ThreadLocal的API提供了如下的4个方法：

public T get()
protected  T initialValue()
public void remove()
public void set(T value)

T get():返回此线程局部变量的当前线程副本中的值，如果这是线程第一次调用该方法，则创建并初始化此副本。
protected T initialValue(): 返回此线程局部变量的当前线程的初始值。最多在每次访问线程来获得每个线程局部变量时调用此方法一次，即线程第一次使用get()方法访问变量的时候。如果线程先于get方法调用set(T)方法，则不会在线程中再调用initialValue方法。
void remove(): 移除此线程局部变量的值。这可能有助于减少线程局部变量的存储需求。如果再次访问此线程局部变量，那么在默认情况下它将拥有其 initialValue。
void set(T value)将此线程局部变量的当前线程副本中的值设置为指定值。许多应用程序不需要这项功能，它们只依赖于initialValue()方法来设置线程局部变量的值。

在Go语言中，而Google提供的解决方法是采用golang.org/x/net/context包来传递GoRoutine的上下文。对Go的Context的深入了解可参考我之前的分析：理解Go Context机制。Context也是能存储Goroutine一些数据达到共享，但它提供的接口是WithValue函数来创建一个新的Context对象。

func WithValue(parent Context, key interface{}, val interface{}) Context {
	return &valueCtx{parent, key, val}
}

type valueCtx struct {
	Context
	key, val interface{}
}

func (c *valueCtx) Value(key interface{}) interface{} {
	if c.key == key {
		return c.val
	}
	return c.Context.Value(key)
}

从上面代码中可以看出，Context设置一次Value，就会产生一个Context对象，获取Value是先找当前Context存储的值，若没有再向父一级查找。获取Value可以说是多Goroutine访问安全，因为它的接口设计上，是只一个Goroutine一次设置Key/Value，其它多Goroutine只能读取Key的Value。

为什么无获取GoId接口

This, among other reasons, to prevent programmers for simulating thread local storage using the goroutine id as a key.

官方说，就为了避免采用Goroutine Id当成Thread Local Storage的Key。

Please don’t use goroutine local storage. It’s highly discouraged. In fact, IIRC, we used to expose Goid, but it is hidden since we don’t want people to do this.

用户经常使用GoId来实现goroutine local storage，而Go语言不希望用户使用goroutine local storage。
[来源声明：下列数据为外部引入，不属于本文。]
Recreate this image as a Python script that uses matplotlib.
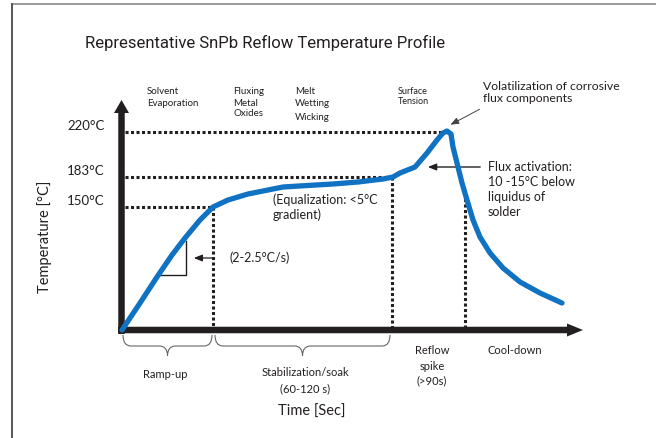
import numpy as np
import matplotlib.pyplot as plt
from matplotlib.path import Path
from matplotlib.patches import PathPatch, FancyArrow

# schematic reflow profile: time (s, not to scale) vs temperature (°C)
time_s = [0, 18, 35, 50, 63, 78, 91, 106, 126, 161, 191, 211, 236, 261,
          271, 278, 293, 305, 315, 321, 325, 329, 331, 335, 340, 345, 351,
          358, 368, 381, 398, 418, 440]
temp_c = [25, 52.4, 78.9, 101.2, 118.5, 136.8, 150, 157.7, 164.3, 172, 174,
          175.3, 177.5, 180.8, 183, 186.3, 191.2, 202.7, 213.4, 219.2, 220.8,
          218.3, 207.6, 194.5, 176.4, 157.7, 136.8, 119.5, 103.3, 88, 73.8,
          62.6, 52.4]

temp_levels = [150, 183, 220]
temp_labels = ["150°C", "183°C", "220°C"]
level_ends = [91, 271, 322]      # where each dotted level meets the curve
phase_ends = [91, 270, 343]      # ramp-up, soak, reflow spike

# the temperature axis of the original is not to scale
scale_c = [-200, 25, 150, 183, 220, 400]
scale_h = [-225, 0, 123, 153, 198, 417]


def fwd(c):
    return np.interp(c, scale_c, scale_h)


def inv(h):
    return np.interp(h, scale_h, scale_c)


W, H = 656, 438
INK = "#231f20"
BLUE = "#1072c2"
GILL = "Lato"

fig = plt.figure(figsize=(W / 100, H / 100), dpi=100)

# layout layer in pixel units
lay = fig.add_axes([0, 0, 1, 1])
lay.set_xlim(0, W)
lay.set_ylim(H, 0)
lay.axis("off")

# data layer
ax = fig.add_axes([122 / W, (H - 330) / H, 500 / W, 250 / H])
ax.set_yscale("function", functions=(fwd, inv))
ax.set_xlim(0, 500)
ax.set_ylim(25, inv(250))
ax.axis("off")
ax.patch.set_alpha(0)

# frame of the original picture
lay.plot([12, W], [4, 4], color="#8a8a8a", lw=1.2)
lay.plot([12, 12], [4, H], color="#3a3a3a", lw=1.2)

# axes arrows
lay.add_patch(FancyArrow(121.5, 334, 0, -234, width=6.5, head_width=15,
                         head_length=13, length_includes_head=True, color=INK, lw=0))
lay.add_patch(FancyArrow(118, 330, 465, 0, width=6.5, head_width=13,
                         head_length=16, length_includes_head=True, color=INK, lw=0))

dots = dict(color=INK, lw=2.2, ls=(0, (1.0, 0.8)), clip_on=False)
for lvl, t_end in zip(temp_levels, level_ends):
    ax.plot([3, t_end], [lvl, lvl], **dots)
curve_at = np.interp(phase_ends, time_s, temp_c)
for t, top in zip(phase_ends, curve_at):
    ax.plot([t, t], [top, 25], **dots)

ax.plot(time_s, temp_c, color=BLUE, lw=3.8, solid_joinstyle="round",
        solid_capstyle="round", clip_on=False, zorder=5)

for lvl, lab in zip(temp_levels, temp_labels):
    ax.annotate(lab, xy=(0, lvl), xycoords=("axes fraction", "data"),
                xytext=(-12.5, 4), textcoords="offset points", ha="right",
                va="center", fontsize=9.5, family=GILL, color=INK)


def brace(x0, x1, y0=335, d1=11, d2=21, r=8):
    xm = (x0 + x1) / 2
    verts = [(x0, y0), (x0, y0 + d1), (x0 + r, y0 + d1),
             (xm - r, y0 + d1),
             (xm, y0 + d1), (xm, y0 + d2),
             (xm, y0 + d1), (xm + r, y0 + d1),
             (x1 - r, y0 + d1),
             (x1, y0 + d1), (x1, y0)]
    codes = [Path.MOVETO, Path.CURVE3, Path.CURVE3, Path.LINETO,
             Path.CURVE3, Path.CURVE3, Path.CURVE3, Path.CURVE3,
             Path.LINETO, Path.CURVE3, Path.CURVE3]
    lay.add_patch(PathPatch(Path(verts, codes), fill=False, ec="#666666", lw=0.8))


brace(123, 212)
brace(215, 390)

# slope triangle
lay.plot([158, 186, 186], [275, 275, 241], color=INK, lw=1)
lay.annotate("", xy=(191, 258), xytext=(216, 258),
             arrowprops=dict(arrowstyle="-|>,head_length=0.5,head_width=0.2",
                             color=INK, lw=0.9))
lay.annotate("", xy=(448, 126), xytext=(482, 108),
             arrowprops=dict(arrowstyle="-|>,head_length=0.5,head_width=0.2",
                             color="#444444", lw=0.7))
lay.annotate("", xy=(425, 167), xytext=(483, 167),
             arrowprops=dict(arrowstyle="-|>,head_length=0.5,head_width=0.2",
                             color=INK, lw=1.0))


def lines(x, ys, texts, size, ha="left"):
    for y, s in zip(ys, texts):
        lay.text(x, y, s, ha=ha, va="center", fontsize=size, family=GILL, color=INK)


lay.text(85, 43, "Representative SnPb Reflow Temperature Profile", ha="left",
         va="center", fontsize=12, family="Roboto", color=INK)

lines(147, [91, 103], ["Solvent", "Evaporation"], 7)
lines(233, [91, 103, 114], ["Fluxing", "Metal", "Oxides"], 7)
lines(295, [91, 104, 118], ["Melt", "Wetting", "Wicking"], 7)
lines(398, [91, 102], ["Surface", "Tension"], 6.5)
lines(483, [87, 99], ["Volatilization of corrosive", "flux components"], 8.8)
lines(488, [167, 182, 197, 212],
      ["Flux activation:", "10 -15°C below", "liquidus of", "solder"], 9)
lines(273, [200, 215], ["(Equalization: <5°C", "gradient)"], 9)
lines(230, [258], ["(2-2.5°C/s)"], 9)
lines(165, [375], ["Ramp-up"], 8, ha="center")
lines(305, [373, 389], ["Stabilization/soak", "(60-120 s)"], 8, ha="center")
lines(432, [350, 366, 381], ["Reflow", "spike", "(>90s)"], 8, ha="center")
lines(488, [351], ["Cool-down"], 8)
lines(312, [412], ["Time [Sec]"], 10.5, ha="center")
lay.text(45, 237, "Temperature [°C]", rotation=90, ha="center", va="center",
         fontsize=10.5, family=GILL, color=INK)

fig.savefig("out.png", dpi=100)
when goroutine goes away, its goroutine local storage won’t be GCed. (you can get goid for the current goroutine, but you can’t get a list of all running goroutines)
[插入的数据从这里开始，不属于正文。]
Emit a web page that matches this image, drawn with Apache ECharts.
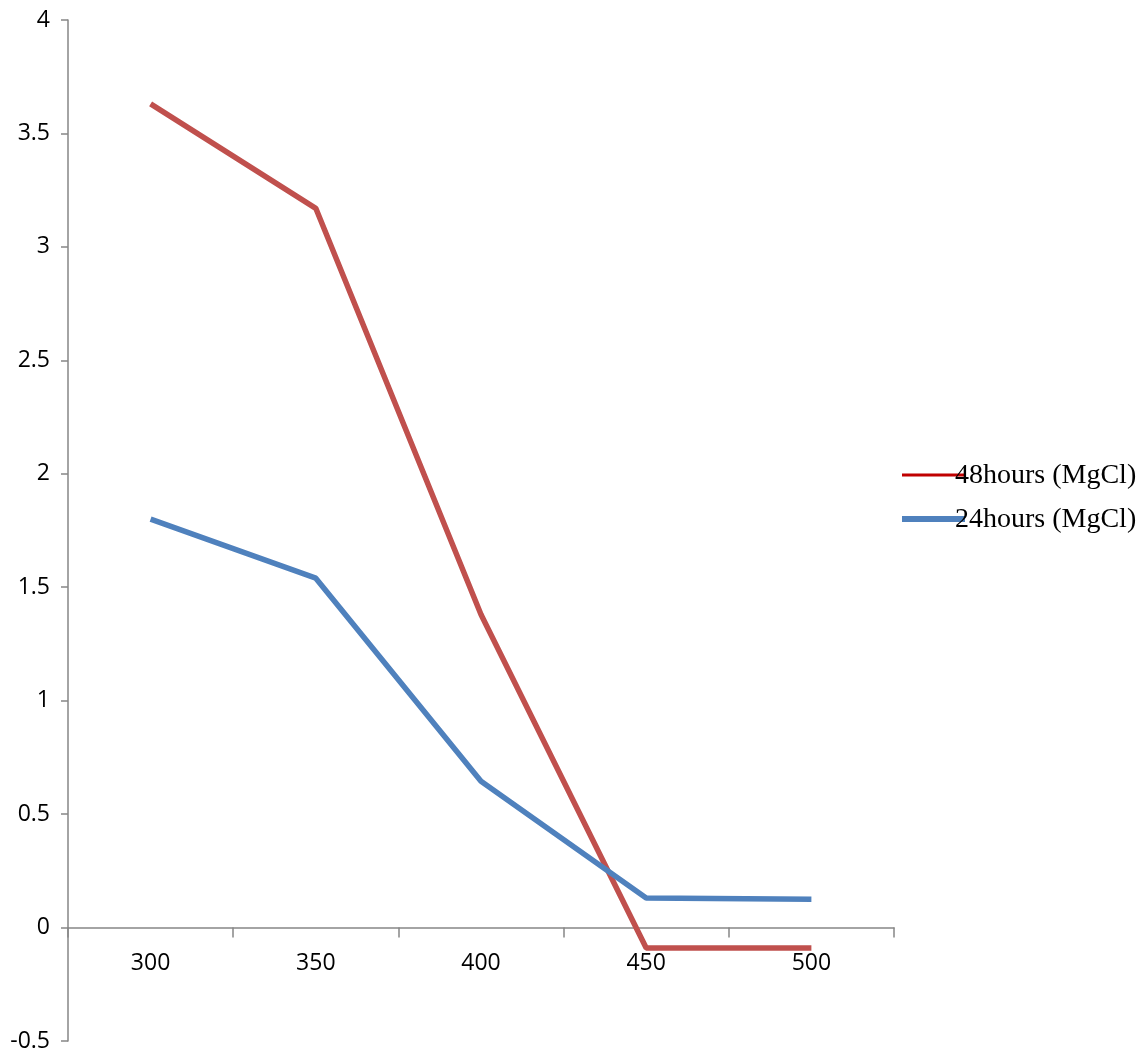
<!DOCTYPE html>
<html><head><meta charset="utf-8">
<script src="https://cdn.jsdelivr.net/npm/echarts@6/dist/echarts.min.js"></script>
<style>html,body{margin:0;padding:0;background:#fff}#c{width:1144px;height:1053px}</style>
</head><body><div id="c"></div>
<script>
var categories = ['300', '350', '400', '450', '500'];
var series48 = [3.63, 3.17, 1.38, -0.09, -0.09];
var series24 = [1.80, 1.54, 0.645, 0.13, 0.125];
var seriesNames = ['48hours (MgCl)', '24hours (MgCl)'];

var chart = echarts.init(document.getElementById('c'));
var axisColor = '#868686';
var labelFont = {color: '#000', fontSize: 23, fontFamily: 'Open Sans'};
var legendFont = '28px "Liberation Serif"';
var xLabelMargin = 24;
chart.setOption({
  animation: false,
  backgroundColor: '#fff',
  grid: {left: 68, right: 250, top: 20, bottom: 12, containLabel: false, outerBoundsMode: 'none'},
  xAxis: {
    type: 'category', data: categories, boundaryGap: true,
    axisLine: {onZero: true, lineStyle: {color: axisColor, width: 1.5}},
    axisTick: {show: true, inside: false, length: 10, lineStyle: {color: axisColor, width: 1.5}},
    axisLabel: Object.assign({margin: xLabelMargin}, labelFont),
    splitLine: {show: false}
  },
  yAxis: {
    type: 'value', min: -0.5, max: 4, interval: 0.5,
    axisLine: {show: true, lineStyle: {color: axisColor, width: 1.5}},
    axisTick: {show: true, length: 7, lineStyle: {color: axisColor, width: 1.5}},
    axisLabel: Object.assign({margin: 18}, labelFont),
    splitLine: {show: false}
  },
  legend: {show: false},
  graphic: [
    {type: 'line', shape: {x1: 902, y1: 475, x2: 965, y2: 475}, style: {stroke: '#C00000', lineWidth: 3}},
    {type: 'text', x: 955, y: 476, style: {text: seriesNames[0], font: legendFont, fill: '#000', verticalAlign: 'middle'}},
    {type: 'line', shape: {x1: 902, y1: 519, x2: 965, y2: 519}, style: {stroke: '#4F81BD', lineWidth: 6}},
    {type: 'text', x: 955, y: 520, style: {text: seriesNames[1], font: legendFont, fill: '#000', verticalAlign: 'middle'}}
  ],
  series: [
    {name: seriesNames[0], type: 'line', data: series48, symbol: 'none',
     lineStyle: {color: '#C0504D', width: 5.5}, itemStyle: {color: '#C0504D'}},
    {name: seriesNames[1], type: 'line', data: series24, symbol: 'none',
     lineStyle: {color: '#4F81BD', width: 5.5}, itemStyle: {color: '#4F81BD'}}
  ]
});
// x labels sit at the grid bottom; pull them up to follow the zero line.
(function () {
  var zeroY = chart.convertToPixel({yAxisIndex: 0}, 0);
  var bottomY = 1053 - 12;
  chart.setOption({xAxis: {axisLabel: {margin: xLabelMargin - (bottomY - zeroY)}}});
})();
</script></body></html>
不建议使用goroutine local storage的原因是由于不容易GC，虽然能获当前的GoId，但不能获取其它正在运行的Goroutine。

what if handler spawns goroutine itself? the new goroutine suddenly loses access to your goroutine local storage. You can guarantee that your own code won’t spawn other goroutines, but in general you can’t make sure the standard library or any 3rd party code won’t do that.

另一个重要的原因是由于产生一个Goroutine非常地容易（而线程通用会采用线程池），新产生的Goroutine会失去访问goroutine local storage。需要上层应用保证不会产生新的Goroutine，但我们很难确保标准库或第三库不会这样做。

thread local storage is invented to help reuse bad/legacy code that assumes global state, Go doesn’t have legacy code like that, and you really should design your code so that state is passed explicitly and not as global (e.g. resort to goroutine local storage)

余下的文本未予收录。